Meski demikian, ada yg berpendapat boleh dilakukan talak
langsung talak 3 dengan merujuk pada hadits:
“Di masa Rasulullah SAW, Abu Bakr, lalu dua tahun di masa
khilafah ‘Umar muncul ucapan talak tiga dalam sekali ucap. ‘Umar pun berkata,
“Manusia sekarang ini sungguh tergesa-gesa dalam mengucapkan talak tidak sesuai
dengan aturan Islam yang dulu pernah berlaku, yaitu talak itu masih ada
kesempatan untuk rujuk. Karena ketergesa-gesaan ini, aku berharap bisa mensahkan
talak tiga sekali ucap.” Akhirnya ‘Umar pun mensahkan talak tiga sekali ucap
dianggap telah jatuh tiga kali talak.” (HR Muslim no 1472)

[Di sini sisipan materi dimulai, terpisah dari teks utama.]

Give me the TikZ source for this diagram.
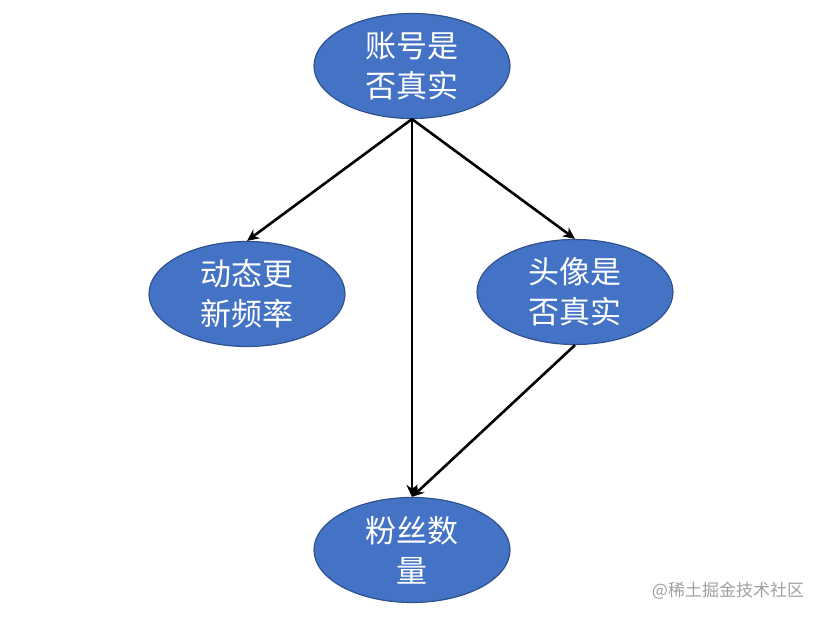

Merujuk pada hadits di atas, boleh saja seorang suami
langsung menjatuhkan talak 3 sekaligus. Namun, seperti yang Umar katakan, bahwa
perbuatan langsung talak 3 sebenarnya hal yang tergesa-gesa dan tidak sesuai
dengan aturan Islam yang dulu pernah berlaku, yakni jatuhnya 2 kali talak dan 2
kali rujuk.
Jika seorang suami telah mentalak 3 istrinya, lalu di
kemudian hari menyesal dan ingin rujuk, maka seperti penjelasan di atas, TIDAK
DIPERBOLEHKAN RUJUK kecuali si istri telah menikah dengan orang lain,
disetubuhi suami barunya, dan diceraikan (ditalak).
Demikian penjelasa dari kami, semoga bisa bermanfaat.